We will not win a rational argument with our opponents, but we can win the argument with the American people. Despite the endless propaganda against conservative ideals, the American people know that the government is wasteful and incompetent, and in their hearts they long for independence and freedom. A recent CNN poll showed that most Americans still agree with Reagan’s statement that “government is not the answer to our problems -- government is the problem." The same poll showed a majority of Americans thought that government was trying to do too many things that should be left to individuals and businesses.

I believe Americans will only believe the liberals when they can’t trust the conservatives. We must re-establish our natural bond with the American people, and that means being clear and forceful about what we believe. And it means honoring the trust of the American people by keeping our promises.

The fact that conservatives are in a minority in the House and Senate is bad for the nation, but it should also be seen as an opportunity. As I said earlier, we now have the opportunity to draw a line in the sand. Every day that Democrats put liberal bills on the floor of the House and Senate is a day that conservatives should be pointing to the line in the sand.

A good example of this happened in March. Democrats this spring proposed the largest tax increase in American history. The Democrat budget assumed more than $700 billion in tax hikes. $700 billion dollars!

So what is the conservative alternative? The Republican Study Committee held a press conference announcing an American Taxpayer Bill of Rights. The text of this document is simple. It promises four things:

1. Taxpayers have a right to have a federal government that does not grow beyond their ability to pay for it.

2. Taxpayers have a right to receive back each dollar that they entrust to the government for their retirement. 3. Taxpayers have a right to expect the government to balance the budget without having their taxes raised.

4. Taxpayers have a right to a simple, fair tax code that they can understand.

To ensure that this document had bicameral conservative support, I attended the press conference on behalf of the Senate Steering Committee. I also intend to craft Senate amendments embodying these principles and offer them to bills on the Senate floor. House and Senate conservatives need to do more of this. We need to continue to coordinate our message and speak with one voice on the big issues of our time.

And we are.

Just a couple weeks ago conservatives from the House and Senate gathered out front of the Russell Senate office building to introduce the A-PLUS act.

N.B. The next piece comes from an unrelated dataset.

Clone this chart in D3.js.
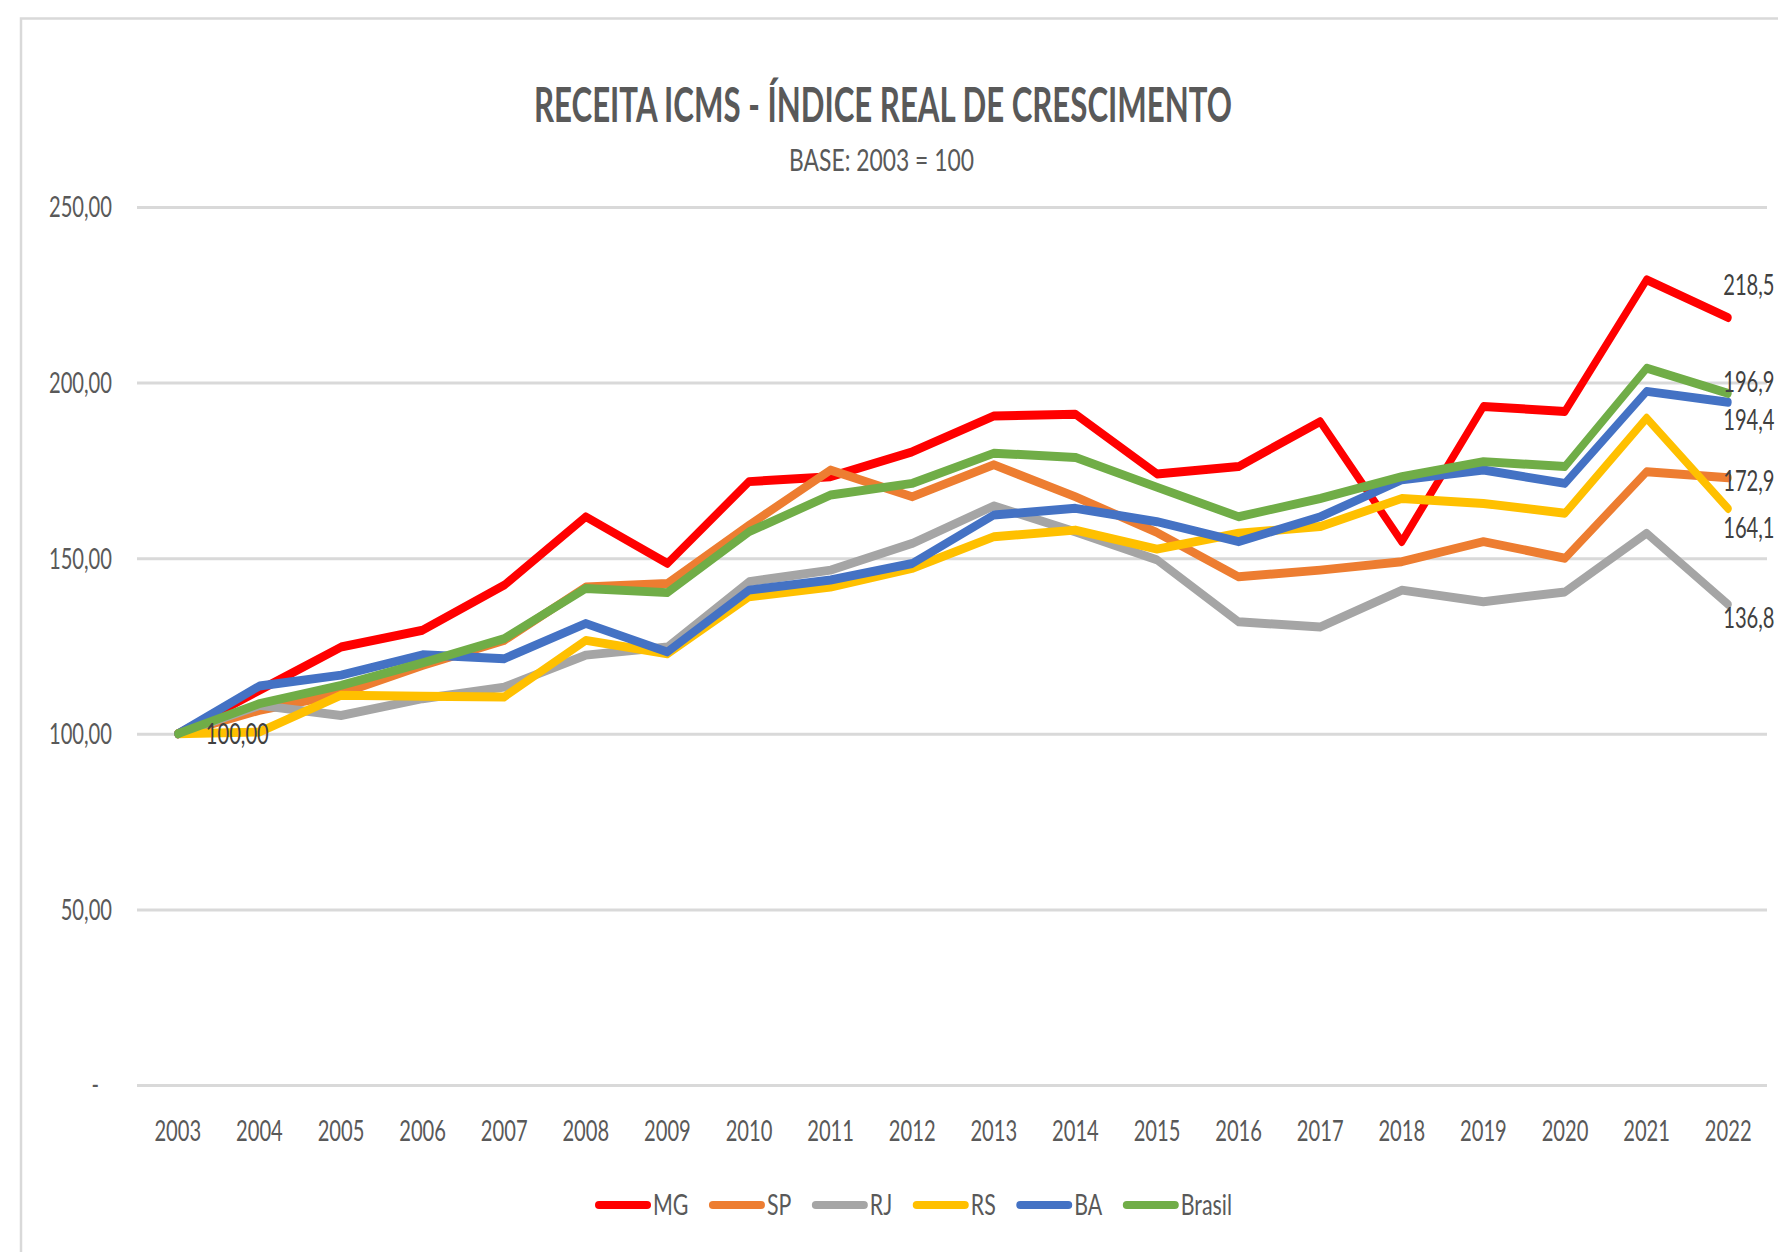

This sweeping reform of our education system will ensure that parents and children, not politicians and bureaucrats, are the beneficiaries in our education system.

This is how we will get our brand back. This is how we will win the hearts and minds of the conservative people. We will do it by juxtaposing our ideas with their’s.

The conservative promise to America is unlimited opportunity and freedom, more jobs, more income, more choices, more security, more faith and more hope for the future. We offer more, not less. We can speak of the future with optimism because we know that our values and vision will make America an even greater nation in the future than it has been in the past.

This is a winning message. This is a message that the American people will embrace.

Again, thank you for inviting me today to be a part of this panel. I am confident that good things lie ahead for our movement and for our nation but we can’t do it alone. We need your help and I thank you for all you do.